TRACIE McGovern didn't have anyone to look up to when she was running around the fields of Wauchope as one of only two girls in an all-boys team.
At the time, girls playing football was unheard of. There was no Sam Kerr. There was no Steph Catley. There was no Lydia Williams.
Almost four decades and four appearances for her country later, McGovern was crying tears of joy at the news Australia will co-host the 2023 FIFA Women's World Cup alongside New Zealand.
"This is one of the biggest sporting spectaculars on earth alongside the Olympics," McGovern said.
She's been there almost from day one so was understandably overwhelmed with emotion in the early hours of Friday morning when the AsOne bid beat one from Colombia.
The biggest show in world football is coming Down Under.
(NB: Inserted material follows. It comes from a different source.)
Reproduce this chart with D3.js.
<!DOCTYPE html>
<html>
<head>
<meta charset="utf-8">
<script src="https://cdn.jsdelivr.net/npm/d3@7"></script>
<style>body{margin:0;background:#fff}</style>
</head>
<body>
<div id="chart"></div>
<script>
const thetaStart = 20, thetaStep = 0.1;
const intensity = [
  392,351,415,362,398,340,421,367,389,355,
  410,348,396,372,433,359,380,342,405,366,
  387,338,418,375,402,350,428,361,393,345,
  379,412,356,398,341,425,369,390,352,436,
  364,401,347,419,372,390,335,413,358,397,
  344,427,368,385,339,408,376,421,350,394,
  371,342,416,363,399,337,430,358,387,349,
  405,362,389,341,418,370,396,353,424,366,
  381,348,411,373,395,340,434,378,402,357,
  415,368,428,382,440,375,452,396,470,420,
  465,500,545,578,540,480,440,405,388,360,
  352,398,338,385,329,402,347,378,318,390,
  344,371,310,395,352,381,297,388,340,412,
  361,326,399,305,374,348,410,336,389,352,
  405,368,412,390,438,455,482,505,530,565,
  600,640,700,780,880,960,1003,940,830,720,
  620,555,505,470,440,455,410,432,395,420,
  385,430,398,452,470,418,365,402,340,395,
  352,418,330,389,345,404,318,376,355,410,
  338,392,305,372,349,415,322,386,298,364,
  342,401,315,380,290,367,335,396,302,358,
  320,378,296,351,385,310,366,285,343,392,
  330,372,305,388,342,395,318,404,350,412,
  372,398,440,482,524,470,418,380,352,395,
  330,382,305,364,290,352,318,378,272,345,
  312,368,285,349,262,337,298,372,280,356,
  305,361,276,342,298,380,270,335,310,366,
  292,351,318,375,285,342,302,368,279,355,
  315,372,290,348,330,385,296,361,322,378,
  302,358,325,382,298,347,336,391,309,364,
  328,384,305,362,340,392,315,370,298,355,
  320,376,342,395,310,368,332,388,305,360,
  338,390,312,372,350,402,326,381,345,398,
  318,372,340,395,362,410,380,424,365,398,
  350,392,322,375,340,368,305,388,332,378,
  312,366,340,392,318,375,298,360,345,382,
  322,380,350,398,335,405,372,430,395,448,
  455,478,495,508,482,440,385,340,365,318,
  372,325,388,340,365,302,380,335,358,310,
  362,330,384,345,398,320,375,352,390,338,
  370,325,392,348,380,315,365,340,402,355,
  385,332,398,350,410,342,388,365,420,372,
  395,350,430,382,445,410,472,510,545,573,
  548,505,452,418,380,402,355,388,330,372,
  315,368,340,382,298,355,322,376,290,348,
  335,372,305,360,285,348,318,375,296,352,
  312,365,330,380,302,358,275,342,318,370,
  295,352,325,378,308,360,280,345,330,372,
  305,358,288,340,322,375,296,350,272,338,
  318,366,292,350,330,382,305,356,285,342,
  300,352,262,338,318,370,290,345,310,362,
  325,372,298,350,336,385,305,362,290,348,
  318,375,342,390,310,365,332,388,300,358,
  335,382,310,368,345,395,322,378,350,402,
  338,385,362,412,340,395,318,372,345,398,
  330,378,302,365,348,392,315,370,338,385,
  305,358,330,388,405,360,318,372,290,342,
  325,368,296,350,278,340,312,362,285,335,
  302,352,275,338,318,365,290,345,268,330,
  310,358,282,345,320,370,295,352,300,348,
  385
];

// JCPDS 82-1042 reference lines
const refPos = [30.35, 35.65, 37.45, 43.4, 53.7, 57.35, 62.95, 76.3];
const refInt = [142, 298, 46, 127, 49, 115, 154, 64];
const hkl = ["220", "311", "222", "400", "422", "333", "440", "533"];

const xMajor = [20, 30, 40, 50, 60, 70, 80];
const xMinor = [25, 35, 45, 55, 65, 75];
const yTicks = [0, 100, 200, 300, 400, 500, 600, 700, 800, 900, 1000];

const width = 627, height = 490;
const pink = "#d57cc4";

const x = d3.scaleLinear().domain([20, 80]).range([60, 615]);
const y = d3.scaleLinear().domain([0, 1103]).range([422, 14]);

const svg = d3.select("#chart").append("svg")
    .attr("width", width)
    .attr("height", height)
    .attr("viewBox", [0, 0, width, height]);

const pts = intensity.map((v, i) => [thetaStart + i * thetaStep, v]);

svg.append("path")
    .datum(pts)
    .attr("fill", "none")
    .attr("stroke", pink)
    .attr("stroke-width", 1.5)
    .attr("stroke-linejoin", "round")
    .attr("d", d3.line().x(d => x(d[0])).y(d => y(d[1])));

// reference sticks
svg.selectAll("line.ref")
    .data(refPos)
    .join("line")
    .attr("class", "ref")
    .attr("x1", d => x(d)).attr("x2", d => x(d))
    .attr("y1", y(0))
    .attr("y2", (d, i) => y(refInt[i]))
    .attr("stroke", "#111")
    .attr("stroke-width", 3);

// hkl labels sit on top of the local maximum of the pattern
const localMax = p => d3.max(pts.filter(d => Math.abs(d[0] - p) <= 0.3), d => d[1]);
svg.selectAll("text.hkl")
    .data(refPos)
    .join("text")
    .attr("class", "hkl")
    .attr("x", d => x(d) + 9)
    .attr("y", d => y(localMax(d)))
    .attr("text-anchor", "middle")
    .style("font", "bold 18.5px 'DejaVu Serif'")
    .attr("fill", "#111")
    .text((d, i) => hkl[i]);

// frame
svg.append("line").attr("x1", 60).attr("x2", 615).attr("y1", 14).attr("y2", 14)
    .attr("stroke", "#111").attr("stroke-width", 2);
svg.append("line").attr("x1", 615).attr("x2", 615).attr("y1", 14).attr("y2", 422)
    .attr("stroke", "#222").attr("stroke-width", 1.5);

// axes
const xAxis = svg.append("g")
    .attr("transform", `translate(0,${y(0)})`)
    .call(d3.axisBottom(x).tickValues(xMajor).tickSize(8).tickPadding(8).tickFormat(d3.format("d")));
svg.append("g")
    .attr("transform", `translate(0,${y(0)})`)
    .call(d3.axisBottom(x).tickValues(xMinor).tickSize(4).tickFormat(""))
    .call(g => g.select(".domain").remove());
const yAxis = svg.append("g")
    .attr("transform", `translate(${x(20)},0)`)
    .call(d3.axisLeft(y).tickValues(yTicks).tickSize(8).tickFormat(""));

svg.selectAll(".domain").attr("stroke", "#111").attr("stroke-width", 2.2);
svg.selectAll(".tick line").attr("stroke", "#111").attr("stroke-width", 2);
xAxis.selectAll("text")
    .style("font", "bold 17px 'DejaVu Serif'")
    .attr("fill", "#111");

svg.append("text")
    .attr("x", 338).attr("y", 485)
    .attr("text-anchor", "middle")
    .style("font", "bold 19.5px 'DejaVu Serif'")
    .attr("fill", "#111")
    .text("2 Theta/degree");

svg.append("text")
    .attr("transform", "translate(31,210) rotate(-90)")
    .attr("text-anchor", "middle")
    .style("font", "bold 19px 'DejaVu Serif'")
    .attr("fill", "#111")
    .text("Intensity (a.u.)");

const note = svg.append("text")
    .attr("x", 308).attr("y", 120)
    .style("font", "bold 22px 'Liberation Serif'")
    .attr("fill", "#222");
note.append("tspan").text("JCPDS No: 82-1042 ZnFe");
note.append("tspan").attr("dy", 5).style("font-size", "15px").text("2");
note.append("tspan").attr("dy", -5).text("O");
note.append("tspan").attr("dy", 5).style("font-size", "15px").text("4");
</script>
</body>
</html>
"You reflect on five-year-old Trae being one of two girls growing up playing with the boys because there wasn't a girls competition to Australia and New Zealand hosting a Women's World Cup," she said.
Six-year-old daughter Zada will now have the achievable dream of following in her mother's footsteps as a Matilda.
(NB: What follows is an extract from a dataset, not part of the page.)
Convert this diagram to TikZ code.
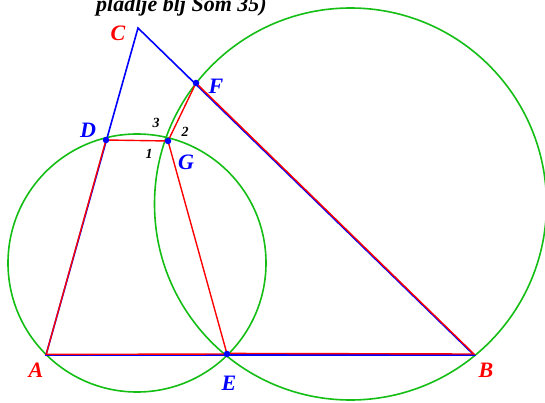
\documentclass[tikz,border=0pt]{standalone}
\usepackage{fontspec}
\setmainfont{Liberation Serif}
\begin{document}
\begin{tikzpicture}[x=1pt,y=1pt,
  lbl/.style={font=\fontsize{22}{24}\selectfont\bfseries\itshape, inner sep=0pt},
  num/.style={font=\fontsize{14}{16}\selectfont\bfseries\itshape, inner sep=0pt, text=black},
  circ/.style={draw={rgb,255:red,20;green,190;blue,20}, line width=1.6pt},
  bl/.style={draw=blue, line width=1.6pt},
  rd/.style={draw=red, line width=1.4pt},
  pt/.style={circle, fill=blue, inner sep=0pt, minimum size=6.5pt}]
\useasboundingbox (0,0) rectangle (545,402);
\clip (0,0) rectangle (545,402);
% points
\coordinate (A) at (46,47);
\coordinate (B) at (474,47);
\coordinate (C) at (138,374);
\coordinate (D) at (106,262);
\coordinate (E) at (227,48);
\coordinate (F) at (196,319);
\coordinate (G) at (168,261);
\coordinate (O1) at (137,139);
\coordinate (O2) at (350.5,198);
% circles
\draw[circ] (O1) circle (129);
\draw[circ] (O2) circle (196);
% blue triangle
\draw[bl] (A) -- (C) -- (B) -- cycle;
% red lines
\draw[rd] (A) -- (D) -- (G) -- (E) -- ([yshift=0.6pt]A);
\draw[rd] (G) -- (F) -- ([yshift=1pt]B) -- ([yshift=0.6pt]E);
% dots
\node[pt] (dD) at (D) {};
\node[pt] (dG) at (G) {};
\node[pt] (dF) at (F) {};
\node[pt] (dE) at (E) {};
% labels
\node[lbl, text=red] (lC) at (118,369) {C};
\node[lbl, text=blue] (lD) at (88,272) {D};
\node[lbl, text=blue] (lF) at (216,316) {F};
\node[lbl, text=blue] (lG) at (186,240) {G};
\node[lbl, text=red] (lA) at (36,32) {A};
\node[lbl, text=blue] (lE) at (229,19) {E};
\node[lbl, text=red] (lB) at (486,32) {B};
\node[num] (n3) at (156,279) {3};
\node[num] (n2) at (185,270) {2};
\node[num] (n1) at (149,248) {1};
% title (cut off at top, as in the reference)
\node[font=\fontsize{22}{24}\selectfont\bfseries\itshape, anchor=base west, inner sep=0pt] (title) at (96,390) {pladlje blj Som 35)};
\end{tikzpicture}
\end{document}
Along with two-year-old sister Evie, they both soon might have the same dream of being the next Sam Kerr.
"If I can inspire my daughter's to play, then that will be fantastic," McGovern said.
"You can't be what you can't see - that's the big message and every kid in Australia's going to be able to see that you can have a future in football come 2023."
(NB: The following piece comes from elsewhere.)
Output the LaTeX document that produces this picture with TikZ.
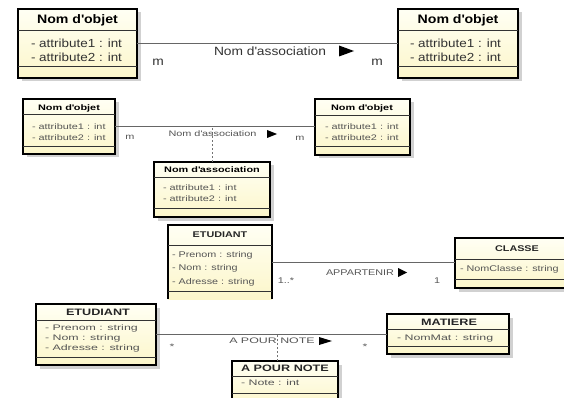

In the end the joint bid triumphed by 22 votes to 13, with only the European and South American nations backing Australia's rival after council members watched video pitches from the two bidders.
McGovern said the success of the bid meant that female participation in Australia would increase and football overall would benefit.
"That flow-on effect helps improve the quality of our W-League which creates a new generation of Matildas which is very exciting," she said.
"It's exciting for the football family AsOne because men, women, boys, girls, we're all in this together now.
"This is huge for football in Australia, not just women's football, football in Australia."
It is now important for players to continue promoting the game by attending schools and being seen.
"We've got to make sure the young kids are getting involved, getting to the games and seeing that these women were young once and had a dream," McGovern said.
"Look at them now travelling the world and playing football."